In a statement published online by Mauritanian news agency Sahara Media on Wednesday, the terrorist cell al Qaeda in the Islamic Maghreb (AQIM) said the two French journalists were killed in retaliation for "crimes perpetrated by France and its UN, Malian and African allies."
"The organization considers that this is the least of the price which (French) President Francois Hollande and his people will pay for their new crusade," the communique added.
France launched a military operation in January in a bid to rid the area of Islamic extremists.
The kidnapping did not fit the network's usual means of operation according to Jean-Paul Rouiller, director of the Geneva Centre for Training and Analysis of Terrorism and an expert on AQIM.
On the condition of anonymity, a Mali intelligence office involved with the case told the Associated Press news agency that investigators believed the kidnapping to be the work of a lower-level jihadist attempting to please al Qaeda operatives in the Islamic Maghreb after being accused of stealing money.

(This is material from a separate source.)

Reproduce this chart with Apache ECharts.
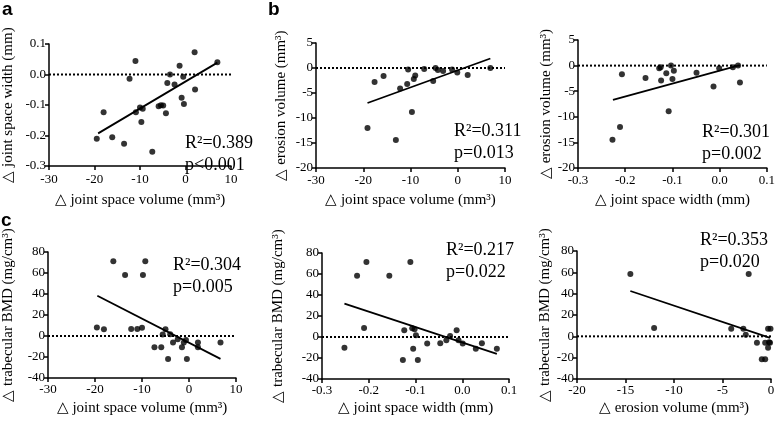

Two French nationals, Ghislaine Dupont, a senior correspondent and Claude Verlon, a production technician, who worked for the country's international broadcaster Radio France Internationale, were kidnapped on Saturday. Several hours later, their bodies were found near their kidnapper's vehicle, which had broken down, 12 kilometers (seven miles) outside Kidal. The pair had just finished interviewing an ethnic Tuareg rebel leader in the town.
Kidal was the birthplace of a Tuareg uprising last year that plunged Mali into chaos. A subsequent military coup created a power vacuum that allowed the rebels to seize control of the country's north.
On Tuesday, the daily newspaper Le Monde reported that three of the four alleged abductors had been identified by French intelligence. Both the French government and the presidency refused to comment on the allegations.
France announced Tuesday that it had increased the number of troops in the Kidal area by 150. The region is a stronghold of the Tuareg separatist rebels and where instability has grown in recent months.
At least 18 foreigners have been abducted, many of them French nationals, since 2003 the global intelligence group Stratfor reports.